## [Directive]
Reproduce the listing exactly and skip over any pictures.

^^^^

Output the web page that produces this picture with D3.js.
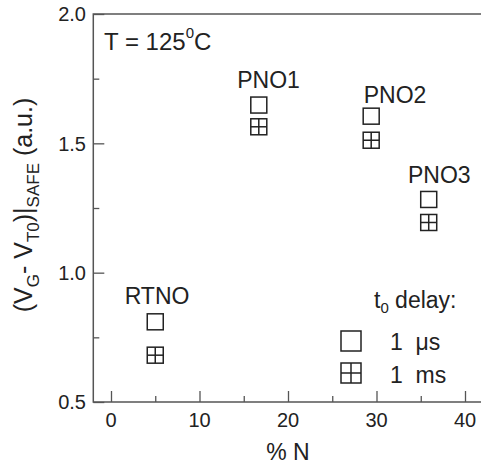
<!DOCTYPE html>
<html>
<head>
<meta charset="utf-8">
<script src="https://cdn.jsdelivr.net/npm/d3@7"></script>
<style>
  html, body { margin: 0; padding: 0; background: #fff; }
  svg { display: block; font-family: "Liberation Sans", Arial, Helvetica, sans-serif; }
</style>
</head>
<body>
<svg id="chart" width="481" height="465"></svg>
<script>
// ---- data ----
const samples = ["RTNO", "PNO1", "PNO2", "PNO3"];
const nitrogenPct = [5.0, 16.7, 29.4, 35.9];
const delay1us = [0.81, 1.648, 1.605, 1.283];
const delay1ms = [0.681, 1.564, 1.512, 1.194];
const xTicks = [0, 10, 20, 30, 40];
const xMinorTicks = [5, 15, 25, 35];
const yTicks = [0.5, 1.0, 1.5, 2.0];
const yMinorTicks = [0.75, 1.25, 1.75];
// annotation anchor points (data units) for the sample names
const labelX = [5.2, 17.8, 32.1, 37.1];
const labelY = [0.878, 1.714, 1.655, 1.346];

const svg = d3.select("#chart");
const ink = "#222";
const axisCol = "#555";

const x = d3.scaleLinear().domain([-2, 42]).range([93.3, 482.7]);
const y = d3.scaleLinear().domain([0.5, 2.0]).range([402, 14]);

// frame
svg.append("rect")
  .attr("x", x(-2)).attr("y", y(2.0))
  .attr("width", x(42) - x(-2) + 5).attr("height", y(0.5) - y(2.0))
  .attr("fill", "none").attr("stroke", axisCol).attr("stroke-width", 1.5);

// y axis
const yAxis = svg.append("g").attr("transform", `translate(${x(-2)},0)`)
  .call(d3.axisRight(y).tickValues(yTicks).tickSize(11).tickFormat(""));
yAxis.select(".domain").remove();
yAxis.selectAll("line").attr("stroke", axisCol).attr("stroke-width", 1.3);
const yAxisMinor = svg.append("g").attr("transform", `translate(${x(-2)},0)`)
  .call(d3.axisRight(y).tickValues(yMinorTicks).tickSize(6).tickFormat(""));
yAxisMinor.select(".domain").remove();
yAxisMinor.selectAll("line").attr("stroke", axisCol).attr("stroke-width", 1.3);
svg.append("g").selectAll("text").data(yTicks).join("text")
  .attr("x", 86).attr("y", d => y(d)).attr("dy", "0.36em")
  .attr("text-anchor", "end").attr("font-size", 20).attr("fill", ink)
  .text(d => d3.format(".1f")(d));

// x axis
const xAxis = svg.append("g").attr("transform", `translate(0,${y(0.5)})`)
  .call(d3.axisTop(x).tickValues(xTicks).tickSize(11).tickFormat(""));
xAxis.select(".domain").remove();
xAxis.selectAll("line").attr("stroke", axisCol).attr("stroke-width", 1.3);
const xAxisMinor = svg.append("g").attr("transform", `translate(0,${y(0.5)})`)
  .call(d3.axisTop(x).tickValues(xMinorTicks).tickSize(6).tickFormat(""));
xAxisMinor.select(".domain").remove();
xAxisMinor.selectAll("line").attr("stroke", axisCol).attr("stroke-width", 1.3);
svg.append("g").selectAll("text").data(xTicks).join("text")
  .attr("x", d => x(d)).attr("y", 427)
  .attr("text-anchor", "middle").attr("font-size", 20).attr("fill", ink)
  .text(d => d);

// axis titles
svg.append("text").attr("x", 288).attr("y", 460)
  .attr("text-anchor", "middle").attr("font-size", 23).attr("fill", ink)
  .text("% N");

const yl = svg.append("text")
  .attr("transform", "translate(32,205) rotate(-90)")
  .attr("text-anchor", "middle").attr("font-size", 25).attr("fill", ink);
yl.append("tspan").text("(V");
yl.append("tspan").attr("font-size", 17).attr("dy", 7).text("G");
yl.append("tspan").attr("dy", -7).text("- V");
yl.append("tspan").attr("font-size", 17).attr("dy", 7).text("T0");
yl.append("tspan").attr("dy", -7).text(")|");
yl.append("tspan").attr("font-size", 17).attr("dy", 7).text("SAFE");
yl.append("tspan").attr("dy", -7).text(" (a.u.)");

// temperature note
const tn = svg.append("text").attr("x", 104).attr("y", 49.5)
  .attr("font-size", 24).attr("fill", ink);
tn.append("tspan").text("T = 125");
tn.append("tspan").attr("font-size", 15).attr("dy", -12).text("0");
tn.append("tspan").attr("dy", 12).text("C");

// markers
const S = 16;
function openSquare(g, cx, cy, s) {
  g.append("rect").attr("x", cx - s / 2).attr("y", cy - s / 2)
    .attr("width", s).attr("height", s)
    .attr("fill", "none").attr("stroke", ink).attr("stroke-width", 1.5);
}
function crossSquare(g, cx, cy, s) {
  openSquare(g, cx, cy, s);
  g.append("line").attr("x1", cx).attr("x2", cx).attr("y1", cy - s / 2).attr("y2", cy + s / 2)
    .attr("stroke", ink).attr("stroke-width", 1.5);
  g.append("line").attr("x1", cx - s / 2).attr("x2", cx + s / 2).attr("y1", cy).attr("y2", cy)
    .attr("stroke", ink).attr("stroke-width", 1.5);
}
const mk = svg.append("g");
samples.forEach((s, i) => {
  openSquare(mk, x(nitrogenPct[i]), y(delay1us[i]), S);
  crossSquare(mk, x(nitrogenPct[i]), y(delay1ms[i]), S);
});

// sample labels
svg.append("g").selectAll("text").data(samples).join("text")
  .attr("x", (d, i) => x(labelX[i])).attr("y", (d, i) => y(labelY[i]))
  .attr("text-anchor", "middle").attr("font-size", 23).attr("fill", ink)
  .text(d => d);

// legend
const lg = svg.append("g");
const lt = lg.append("text").attr("x", 374).attr("y", 308).attr("font-size", 23).attr("fill", ink);
lt.append("tspan").text("t");
lt.append("tspan").attr("font-size", 15).attr("dy", 5).text("0");
lt.append("tspan").attr("dy", -5).text(" delay:");
openSquare(lg, 351, 341, 20);
crossSquare(lg, 351, 373, 20);
lg.append("text").attr("x", 390).attr("y", 350).attr("font-size", 23).attr("fill", ink)
  .attr("xml:space", "preserve").text("1  \u03bcs");
lg.append("text").attr("x", 390).attr("y", 382.5).attr("font-size", 23).attr("fill", ink)
  .attr("xml:space", "preserve").text("1  ms");
</script>
</body>
</html>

^^^^

## [Output]
Output the web page that produces this picture with D3.js.
<!DOCTYPE html>
<html>
<head>
<meta charset="utf-8">
<script src="https://cdn.jsdelivr.net/npm/d3@7"></script>
<style>
  html, body { margin: 0; padding: 0; background: #fff; }
  svg { display: block; font-family: "Liberation Sans", Arial, Helvetica, sans-serif; }
</style>
</head>
<body>
<svg id="chart" width="481" height="465"></svg>
<script>
// ---- data ----
const samples = ["RTNO", "PNO1", "PNO2", "PNO3"];
const nitrogenPct = [5.0, 16.7, 29.4, 35.9];
const delay1us = [0.81, 1.648, 1.605, 1.283];
const delay1ms = [0.681, 1.564, 1.512, 1.194];
const xTicks = [0, 10, 20, 30, 40];
const xMinorTicks = [5, 15, 25, 35];
const yTicks = [0.5, 1.0, 1.5, 2.0];
const yMinorTicks = [0.75, 1.25, 1.75];
// annotation anchor points (data units) for the sample names
const labelX = [5.2, 17.8, 32.1, 37.1];
const labelY = [0.878, 1.714, 1.655, 1.346];

const svg = d3.select("#chart");
const ink = "#222";
const axisCol = "#555";

const x = d3.scaleLinear().domain([-2, 42]).range([93.3, 482.7]);
const y = d3.scaleLinear().domain([0.5, 2.0]).range([402, 14]);

// frame
svg.append("rect")
  .attr("x", x(-2)).attr("y", y(2.0))
  .attr("width", x(42) - x(-2) + 5).attr("height", y(0.5) - y(2.0))
  .attr("fill", "none").attr("stroke", axisCol).attr("stroke-width", 1.5);

// y axis
const yAxis = svg.append("g").attr("transform", `translate(${x(-2)},0)`)
  .call(d3.axisRight(y).tickValues(yTicks).tickSize(11).tickFormat(""));
yAxis.select(".domain").remove();
yAxis.selectAll("line").attr("stroke", axisCol).attr("stroke-width", 1.3);
const yAxisMinor = svg.append("g").attr("transform", `translate(${x(-2)},0)`)
  .call(d3.axisRight(y).tickValues(yMinorTicks).tickSize(6).tickFormat(""));
yAxisMinor.select(".domain").remove();
yAxisMinor.selectAll("line").attr("stroke", axisCol).attr("stroke-width", 1.3);
svg.append("g").selectAll("text").data(yTicks).join("text")
  .attr("x", 86).attr("y", d => y(d)).attr("dy", "0.36em")
  .attr("text-anchor", "end").attr("font-size", 20).attr("fill", ink)
  .text(d => d3.format(".1f")(d));

// x axis
const xAxis = svg.append("g").attr("transform", `translate(0,${y(0.5)})`)
  .call(d3.axisTop(x).tickValues(xTicks).tickSize(11).tickFormat(""));
xAxis.select(".domain").remove();
xAxis.selectAll("line").attr("stroke", axisCol).attr("stroke-width", 1.3);
const xAxisMinor = svg.append("g").attr("transform", `translate(0,${y(0.5)})`)
  .call(d3.axisTop(x).tickValues(xMinorTicks).tickSize(6).tickFormat(""));
xAxisMinor.select(".domain").remove();
xAxisMinor.selectAll("line").attr("stroke", axisCol).attr("stroke-width", 1.3);
svg.append("g").selectAll("text").data(xTicks).join("text")
  .attr("x", d => x(d)).attr("y", 427)
  .attr("text-anchor", "middle").attr("font-size", 20).attr("fill", ink)
  .text(d => d);

// axis titles
svg.append("text").attr("x", 288).attr("y", 460)
  .attr("text-anchor", "middle").attr("font-size", 23).attr("fill", ink)
  .text("% N");

const yl = svg.append("text")
  .attr("transform", "translate(32,205) rotate(-90)")
  .attr("text-anchor", "middle").attr("font-size", 25).attr("fill", ink);
yl.append("tspan").text("(V");
yl.append("tspan").attr("font-size", 17).attr("dy", 7).text("G");
yl.append("tspan").attr("dy", -7).text("- V");
yl.append("tspan").attr("font-size", 17).attr("dy", 7).text("T0");
yl.append("tspan").attr("dy", -7).text(")|");
yl.append("tspan").attr("font-size", 17).attr("dy", 7).text("SAFE");
yl.append("tspan").attr("dy", -7).text(" (a.u.)");

// temperature note
const tn = svg.append("text").attr("x", 104).attr("y", 49.5)
  .attr("font-size", 24).attr("fill", ink);
tn.append("tspan").text("T = 125");
tn.append("tspan").attr("font-size", 15).attr("dy", -12).text("0");
tn.append("tspan").attr("dy", 12).text("C");

// markers
const S = 16;
function openSquare(g, cx, cy, s) {
  g.append("rect").attr("x", cx - s / 2).attr("y", cy - s / 2)
    .attr("width", s).attr("height", s)
    .attr("fill", "none").attr("stroke", ink).attr("stroke-width", 1.5);
}
function crossSquare(g, cx, cy, s) {
  openSquare(g, cx, cy, s);
  g.append("line").attr("x1", cx).attr("x2", cx).attr("y1", cy - s / 2).attr("y2", cy + s / 2)
    .attr("stroke", ink).attr("stroke-width", 1.5);
  g.append("line").attr("x1", cx - s / 2).attr("x2", cx + s / 2).attr("y1", cy).attr("y2", cy)
    .attr("stroke", ink).attr("stroke-width", 1.5);
}
const mk = svg.append("g");
samples.forEach((s, i) => {
  openSquare(mk, x(nitrogenPct[i]), y(delay1us[i]), S);
  crossSquare(mk, x(nitrogenPct[i]), y(delay1ms[i]), S);
});

// sample labels
svg.append("g").selectAll("text").data(samples).join("text")
  .attr("x", (d, i) => x(labelX[i])).attr("y", (d, i) => y(labelY[i]))
  .attr("text-anchor", "middle").attr("font-size", 23).attr("fill", ink)
  .text(d => d);

// legend
const lg = svg.append("g");
const lt = lg.append("text").attr("x", 374).attr("y", 308).attr("font-size", 23).attr("fill", ink);
lt.append("tspan").text("t");
lt.append("tspan").attr("font-size", 15).attr("dy", 5).text("0");
lt.append("tspan").attr("dy", -5).text(" delay:");
openSquare(lg, 351, 341, 20);
crossSquare(lg, 351, 373, 20);
lg.append("text").attr("x", 390).attr("y", 350).attr("font-size", 23).attr("fill", ink)
  .attr("xml:space", "preserve").text("1  \u03bcs");
lg.append("text").attr("x", 390).attr("y", 382.5).attr("font-size", 23).attr("fill", ink)
  .attr("xml:space", "preserve").text("1  ms");
</script>
</body>
</html>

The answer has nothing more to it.